El tono habermasiano de Y ahora ¿qué? choca con los intereses materiales de los actores económicos reales que intervienen en la Argentina actual. Los intentos consensualistas están destinados a estrellarse contra la pared. Las recetas keynesianas pueden verse bien en el papel, pero la realidad muestra una dinámica muy distinta.
Soñar con Keynes, despertar con Milton Friedman
Por años, la usina de contenidos de la gran corporación mediática se esforzó en presentar a Kicillof como marxista. Las 250 páginas de Y ahora, ¿qué? vienen a despejar toda confusión al respecto. El exministro se enrolará dentro del peronismo, al tiempo que se define como keynesiano. En diálogo con Carlos Pagni afirmará:
Uno de los autores a los que más recurro para eso es a Marx, pero después me encontré con Keynes y también me fascinó. Mi tesis doctoral no fue sobre Marx, fue sobre Keynes, y creo que eso me ayudó a entender el peronismo y la Argentina en el plano económico [69-70].
La Argentina de las “soluciones keynesianas” que, en palabras de Kicillof, habría implementado el kirchnerismo, está enterrada en el pasado.
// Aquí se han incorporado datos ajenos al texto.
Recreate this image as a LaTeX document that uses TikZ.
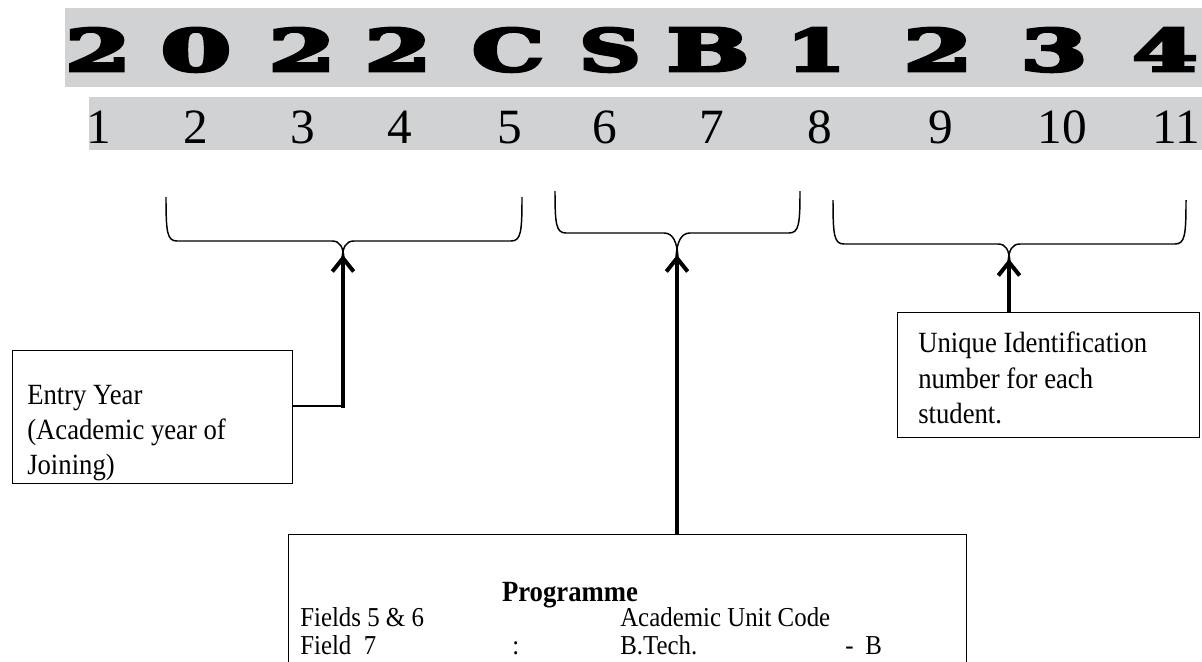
\documentclass[tikz,border=0pt]{standalone}
\usepackage{fontspec}
\setmainfont{Liberation Serif}
\newfontfamily\widefont{DejaVu Serif}[FakeBold=5]
\newfontfamily\narrowfont{Liberation Serif}[FakeStretch=0.91]
\usepackage{graphicx}
\usetikzlibrary{arrows.meta}
\definecolor{bandgray}{RGB}{209,210,212}

\begin{document}
\begin{tikzpicture}[x=0.75pt, y=-0.75pt,
  idbox/.style={draw, line width=0.9pt, inner sep=0pt, anchor=north west},
  idtext/.style={inner sep=0pt, anchor=north west, align=left, font=\narrowfont\fontsize{22}{26.4}\selectfont},
  progtext/.style={inner sep=0pt, anchor=base west, text height=14pt, text depth=3pt, font=\narrowfont\fontsize{20.5}{24}\selectfont},
  bigchar/.style={inner sep=0pt, anchor=base},
  numtext/.style={inner sep=0pt, anchor=base, font=\fontsize{37}{40}\selectfont},
  idbrace/.style={line width=1.1pt},
  idarrow/.style={line width=3pt, -{Straight Barb[length=10pt, width=16pt]}}]

\useasboundingbox (0,0) rectangle (1202,661);
\clip (0,0) rectangle (1202,661);

\fill[bandgray] (65,8) rectangle (1202,87);
\fill[bandgray] (89,97) rectangle (1202,150);

\foreach \ch/\cx/\w [count=\i] in {2/98/49, 0/196/53, 2/302/50, 2/398/50, C/508/54, S/610/46, B/708/62, 1/816/44, 2/938/52, 3/1054/50, 4/1165/49}
  \node[bigchar] (big\i) at (\cx,71) {\resizebox{\w pt}{32.25pt}{\widefont\bfseries\ch}};

\foreach \n/\cx [count=\i] in {1/99, 2/196, 3/303, 4/400, 5/510, 6/605, 7/712, 8/820, 9/941, 10/1062, 11/1176}
  \node[numtext] (num\i) at (\cx,143) {\n};

\draw[idbrace] (166,197) .. controls (166,232) and (167,241) .. (177,241) -- (332,241) .. controls (340,241) and (343,247) .. (344,258);
\draw[idbrace] (342,258) .. controls (343,247) and (346,241) .. (354,241) -- (511,241) .. controls (521,241) and (522,232) .. (522,197);
\draw[idbrace] (555,191) .. controls (555,224) and (556,233) .. (566,233) -- (664,233) .. controls (673,233) and (677,242) .. (678,257);
\draw[idbrace] (676,257) .. controls (677,242) and (681,233) .. (690,233) -- (789,233) .. controls (799,233) and (800,224) .. (800,191);
\draw[idbrace] (833,200) .. controls (833,235) and (834,244) .. (844,244) -- (998,244) .. controls (1006,244) and (1009,250) .. (1010,262);
\draw[idbrace] (1008,262) .. controls (1009,250) and (1012,244) .. (1020,244) -- (1175,244) .. controls (1185,244) and (1186,235) .. (1186,200);

\coordinate (tip1) at (343,255);
\coordinate (tip2) at (677,255);
\coordinate (tip3) at (1009,259);

\node[idbox, minimum width=210pt, minimum height=99.75pt] (entry) at (12,350) {};
\node[idtext] (entrytxt) at (27,385) {Entry Year\\(Academic year of\\Joining)};

\node[idbox, minimum width=226.5pt, minimum height=93.75pt] (uid) at (897,312) {};
\node[idtext] (uidtxt) at (918,332) {Unique Identification\\number for each\\student.};

\node[idbox, minimum width=508.5pt, minimum height=150pt] (prog) at (288,534) {};
\node[progtext, anchor=base, font=\narrowfont\fontsize{22}{24}\selectfont\bfseries] (progtitle) at (570,601) {Programme};
\node[progtext] (f56) at (300,626) {Fields 5 \& 6};
\node[progtext] (unit) at (620,626) {Academic Unit Code};
\node[progtext] (f7) at (300,654) {Field\ \ 7};
\node[progtext] (colon) at (512,654) {:};
\node[progtext] (btech) at (620,654) {B.Tech.};
\node[progtext] (dash) at (845,654) {-};
\node[progtext] (bcode) at (865,654) {B};

\coordinate (ecorner) at (343,406);
\draw[line width=1.1pt] (entry.east |- ecorner) -- (ecorner);
\draw[idarrow] ([yshift=-1.5pt]ecorner) -- (tip1);
\draw[idarrow] (prog.north -| tip2) -- (tip2);
\draw[idarrow] (uid.north -| tip3) -- (tip3);

\end{tikzpicture}
\end{document}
Pertenece a los tiempos en que la economía internacional le regalaba al país el superciclo de los commodities, y en que la herencia (hoy repudiada) de Duhalde y Lavagna daba margen para devolver en comodísimas cuotas parte del saqueo. El mundo ha cambiado. Bastante.
Los años cambiemitas tampoco han pasado en vano. La “herencia recibida” pesará como un enorme lastre sobre el gobierno que suceda al actual. En esa herencia, el acuerdo con el FMI determinará poco más que todo. El exministro de Cristina Kirchner hace tiempo anuncia que respetará el tutelaje de Lagarde [8].
El relato descafeinado que propone consensos y desengrietar tiene fecha de vencimiento. Más allá de los relatos y de las promesas, cualquier nuevo gobierno que se mantenga dentro de los cánones impuestos por el Fondo Monetario Internacional asumirá una fisonomía cercana al que encarnó Fernando de la Rúa. El exministro de Economía podrá proponernos soñar con Keynes, pero en el despertar del 11 de diciembre, muy posiblemente nos encontraremos con recetas más cercanas a las ideas de Milton Friedman.
A esa pesadilla hay que enfrentarla y derrotarla.